#### MATH 54

##### Midterm 1 | Fall '15| Nadler
1. Let $A = \left[ \begin{array}{c c c} 1 & 1 & 1 \\ 0 & 1 & 0 \end{array} \right]$. Find a $3$ by $2$ matrix $B$ such that $AB = \left[ \begin{array}{c c} 1 & 0 \\ 0 & 1 \end{array} \right]$.

2. Consider the following matrix: $A = \left[ \begin{array}{c c c c} 2 & 1 & -1 & 0 \\ 1 & 1 & 0 & 4 \\ 0 & 0 & 1 & -2 \\ 1 & 0 & 1 & 1 \end{array} \right]$ (a) Find the determinant of $A$.

(b) Is $A$ invertible? If so, find $A^{-1}$.
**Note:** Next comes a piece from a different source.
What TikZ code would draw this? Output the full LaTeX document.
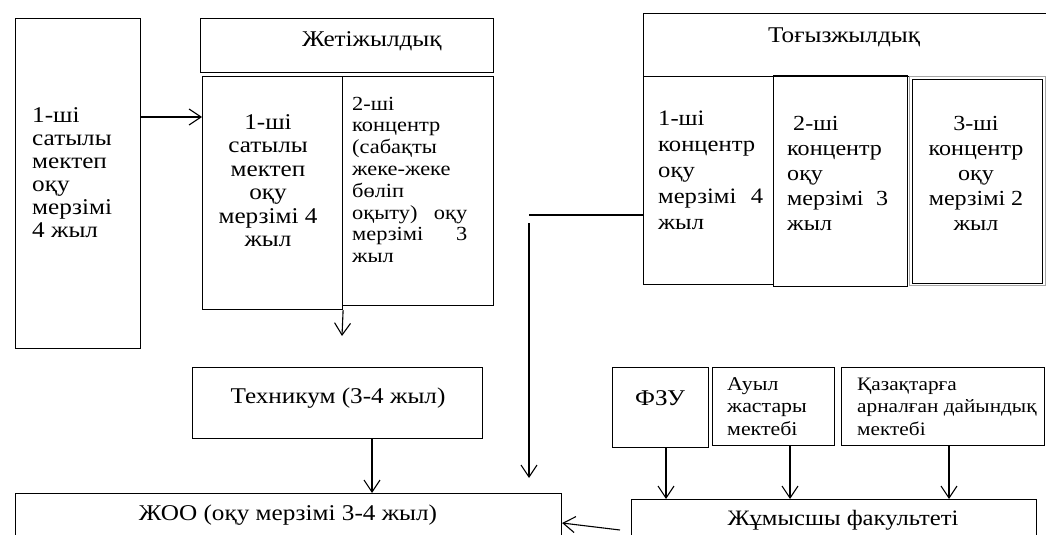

(c) Use parts (a) and (b) to find all solutions to $A\vec{x} = \left[ \begin{array}{c} 1 \\ 2 \\ 3 \\ 4 \end{array} \right]$.

3. (a) True/False: Every matrix can be row reduced into a unique row echelon form.
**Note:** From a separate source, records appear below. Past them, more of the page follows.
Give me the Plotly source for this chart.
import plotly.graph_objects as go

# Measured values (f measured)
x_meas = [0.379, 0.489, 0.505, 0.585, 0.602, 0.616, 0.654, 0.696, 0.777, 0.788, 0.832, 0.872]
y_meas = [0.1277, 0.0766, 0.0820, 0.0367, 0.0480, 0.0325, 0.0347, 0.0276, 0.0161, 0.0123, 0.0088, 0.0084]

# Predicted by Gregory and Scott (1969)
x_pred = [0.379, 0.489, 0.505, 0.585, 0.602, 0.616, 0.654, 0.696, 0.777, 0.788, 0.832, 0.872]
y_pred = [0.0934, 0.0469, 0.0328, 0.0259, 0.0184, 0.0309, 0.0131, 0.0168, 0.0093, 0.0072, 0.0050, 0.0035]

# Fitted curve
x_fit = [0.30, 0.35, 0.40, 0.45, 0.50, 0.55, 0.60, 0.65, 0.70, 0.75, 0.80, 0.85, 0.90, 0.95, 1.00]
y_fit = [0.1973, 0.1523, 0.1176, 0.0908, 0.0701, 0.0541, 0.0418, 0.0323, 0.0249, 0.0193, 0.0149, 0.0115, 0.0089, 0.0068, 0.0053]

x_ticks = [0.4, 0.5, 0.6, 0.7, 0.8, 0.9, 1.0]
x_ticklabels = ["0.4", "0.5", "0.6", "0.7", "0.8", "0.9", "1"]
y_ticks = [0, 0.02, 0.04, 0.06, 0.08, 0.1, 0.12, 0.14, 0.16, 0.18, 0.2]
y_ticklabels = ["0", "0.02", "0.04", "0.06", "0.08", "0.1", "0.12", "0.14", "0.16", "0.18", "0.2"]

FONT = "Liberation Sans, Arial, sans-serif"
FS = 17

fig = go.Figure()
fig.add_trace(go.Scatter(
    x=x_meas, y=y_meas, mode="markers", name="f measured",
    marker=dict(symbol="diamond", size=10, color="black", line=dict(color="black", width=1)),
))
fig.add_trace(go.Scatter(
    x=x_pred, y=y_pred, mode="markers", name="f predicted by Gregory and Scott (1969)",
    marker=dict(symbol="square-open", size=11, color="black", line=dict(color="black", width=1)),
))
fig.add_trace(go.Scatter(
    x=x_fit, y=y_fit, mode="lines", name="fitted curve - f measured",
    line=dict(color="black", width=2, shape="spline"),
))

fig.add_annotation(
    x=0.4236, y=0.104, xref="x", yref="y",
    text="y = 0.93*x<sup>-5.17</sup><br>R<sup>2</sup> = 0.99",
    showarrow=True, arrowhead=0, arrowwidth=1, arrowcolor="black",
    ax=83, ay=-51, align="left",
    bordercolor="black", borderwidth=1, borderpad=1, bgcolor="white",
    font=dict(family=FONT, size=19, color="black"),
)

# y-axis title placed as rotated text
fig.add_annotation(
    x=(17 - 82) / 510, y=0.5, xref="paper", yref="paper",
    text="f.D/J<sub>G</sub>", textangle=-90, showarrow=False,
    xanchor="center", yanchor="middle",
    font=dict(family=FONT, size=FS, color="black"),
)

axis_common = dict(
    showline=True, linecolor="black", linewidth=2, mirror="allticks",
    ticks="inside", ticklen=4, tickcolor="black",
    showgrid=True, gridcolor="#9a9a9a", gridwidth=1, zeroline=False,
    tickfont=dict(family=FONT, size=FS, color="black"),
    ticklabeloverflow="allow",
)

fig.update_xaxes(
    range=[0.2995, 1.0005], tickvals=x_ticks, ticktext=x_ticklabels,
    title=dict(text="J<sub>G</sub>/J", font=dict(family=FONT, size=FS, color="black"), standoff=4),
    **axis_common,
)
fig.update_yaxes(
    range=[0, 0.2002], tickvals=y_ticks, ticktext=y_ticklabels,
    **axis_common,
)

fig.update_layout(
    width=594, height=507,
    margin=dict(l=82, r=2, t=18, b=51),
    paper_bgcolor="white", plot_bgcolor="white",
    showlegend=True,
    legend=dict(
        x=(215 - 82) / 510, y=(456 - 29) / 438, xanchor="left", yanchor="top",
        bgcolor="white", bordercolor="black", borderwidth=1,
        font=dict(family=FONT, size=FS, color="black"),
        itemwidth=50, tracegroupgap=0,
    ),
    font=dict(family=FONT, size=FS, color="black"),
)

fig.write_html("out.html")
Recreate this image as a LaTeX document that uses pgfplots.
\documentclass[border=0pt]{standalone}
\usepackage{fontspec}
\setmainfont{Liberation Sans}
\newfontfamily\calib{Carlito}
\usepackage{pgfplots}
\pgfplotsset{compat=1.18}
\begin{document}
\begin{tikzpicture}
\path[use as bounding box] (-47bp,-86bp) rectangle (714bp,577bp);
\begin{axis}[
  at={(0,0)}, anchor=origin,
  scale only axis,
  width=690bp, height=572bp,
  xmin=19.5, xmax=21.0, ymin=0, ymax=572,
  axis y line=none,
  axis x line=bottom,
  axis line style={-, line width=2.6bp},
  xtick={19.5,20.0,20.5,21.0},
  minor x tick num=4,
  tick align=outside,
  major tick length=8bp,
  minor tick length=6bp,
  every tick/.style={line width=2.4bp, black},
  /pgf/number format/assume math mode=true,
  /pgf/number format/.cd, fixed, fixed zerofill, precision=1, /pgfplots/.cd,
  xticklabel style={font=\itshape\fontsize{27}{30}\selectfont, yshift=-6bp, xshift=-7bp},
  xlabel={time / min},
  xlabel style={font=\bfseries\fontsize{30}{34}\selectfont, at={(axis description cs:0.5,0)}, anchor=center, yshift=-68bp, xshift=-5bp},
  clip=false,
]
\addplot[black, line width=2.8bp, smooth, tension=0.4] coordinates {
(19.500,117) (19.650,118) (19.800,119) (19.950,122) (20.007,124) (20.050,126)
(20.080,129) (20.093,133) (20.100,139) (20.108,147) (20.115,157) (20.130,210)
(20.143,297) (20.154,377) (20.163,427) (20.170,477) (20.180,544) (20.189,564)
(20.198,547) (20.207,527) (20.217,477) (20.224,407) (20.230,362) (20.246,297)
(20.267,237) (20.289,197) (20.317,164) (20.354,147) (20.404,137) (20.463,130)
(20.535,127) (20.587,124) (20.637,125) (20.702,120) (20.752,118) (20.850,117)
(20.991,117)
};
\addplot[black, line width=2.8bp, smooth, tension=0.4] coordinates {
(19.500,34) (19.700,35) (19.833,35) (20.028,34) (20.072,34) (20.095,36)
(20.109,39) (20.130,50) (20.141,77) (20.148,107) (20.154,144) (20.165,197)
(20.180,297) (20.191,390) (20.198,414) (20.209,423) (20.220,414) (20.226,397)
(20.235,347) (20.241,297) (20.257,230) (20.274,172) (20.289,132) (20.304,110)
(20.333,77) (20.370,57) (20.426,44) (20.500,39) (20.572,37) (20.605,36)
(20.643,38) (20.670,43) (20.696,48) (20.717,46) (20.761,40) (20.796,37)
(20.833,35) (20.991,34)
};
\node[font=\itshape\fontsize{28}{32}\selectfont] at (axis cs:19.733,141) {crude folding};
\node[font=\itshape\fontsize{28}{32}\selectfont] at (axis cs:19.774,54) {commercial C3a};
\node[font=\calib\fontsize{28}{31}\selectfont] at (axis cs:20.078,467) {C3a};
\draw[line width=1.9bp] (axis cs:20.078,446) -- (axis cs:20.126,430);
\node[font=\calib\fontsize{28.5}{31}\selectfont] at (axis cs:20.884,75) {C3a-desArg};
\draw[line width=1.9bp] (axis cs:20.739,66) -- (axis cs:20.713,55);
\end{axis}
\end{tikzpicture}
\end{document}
(b) If $A$ is a square matrix with $\det(A) = 2$, then $\det(A^{-1}) = \frac{1}{2}$.

If $T: \mathbb{R}^n \to \mathbb{R}^m$ is an injective linear transformation, then $n < m$.

(d) Any collection of $k$ vectors in $\mathbb{R}^n$ containing the zero vector is a linearly dependent set.
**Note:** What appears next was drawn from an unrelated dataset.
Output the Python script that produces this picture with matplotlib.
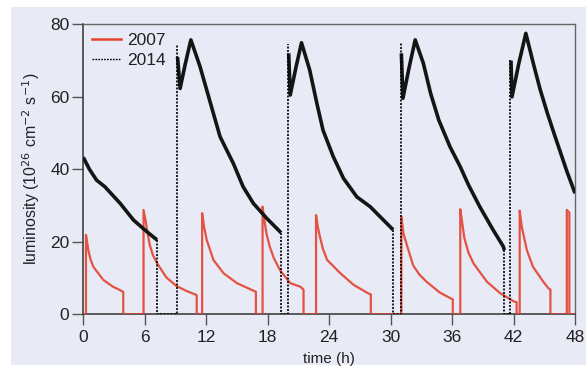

(e) Let $A$ be an $n$ by $n$ matrix such that $A^2 = A$, then $A$ is invertible.

4. Consider the subspace $U$ of $\mathbb{R}^5$ spanned by the set of vectors below. $\left\{ \left( \begin{array}{c} 1 \\ 1 \\ 1 \\ 1 \\ 1 \end{array} \right), \left( \begin{array}{c} 0 \\ 0 \\ 0 \\ 0 \\ 0 \end{array} \right), \left( \begin{array}{c} 0 \\ 1 \\ 0 \\ -1 \\ 0 \end{array} \right), \left( \begin{array}{c} 0 \\ 0 \\ 1 \\ 0 \\ 0 \end{array} \right), \left( \begin{array}{c} 0 \\ -5 \\ 0 \\ 5 \\ 0 \end{array} \right) \right\}$ Compute the dimension of this subspace. What is a basis for $U$?

5. (a) State the rank theorem for a linear transformation $T: \mathbb{R}^n \to \mathbb{R}^m$.

(b) Compute the rank of $A = \left( \begin{array}{c c c c} 2 & 0 & 1 & 1 \\ 3 & -1 & 1 & 2 \\ -1 & -1 & -1 & 1 \end{array} \right)$

(c) Is the linear transformation $T: \mathbb{R}^4 \to \mathbb{R}^3$ defined by $T(v) = Av$ injective? It may be helpful to use the previous parts.

(d) Use the rank theorem to show that any linear map from $\mathbb{R}^n \to \mathbb{R}^m$ cannot be injective (one-to-one) if $n > m$.

6. For each of the following provide an explicit example and show it has the desired properties:
(a) A matrix $A$ with $A^2 = 0$ but $A$ is not the zero matrix.

(b) Matrices $A$ and $B$ such that $\det(A + B) \ne \det(A) + \det(B)$.

(c) Matrices $A$ and $B$ with $AB \ne A^TB^T$.

7. Let $\mathbb{P}_2$ be the vector space of polynomials of degree at most $2$. Let $: \mathbb{P}_2 \to \mathbb{P}_2$ be the linear transformation such that: $T(at^2 + bt + c) = 2at + b - 2c$ That is, $T(f(t)) = \frac{df}{dt} - 2f(0)$.
(a) Write down a basis for the image of $T$.
(b) What is the dimension of the image of $T$?
(c) Let $H \subset \mathbb{P}_2$ be the subset of polynomials of the form $2ct + c$, where $c$ is any number. Use $T$ to show that $H$ is a subspace of $\mathbb{P}_2$.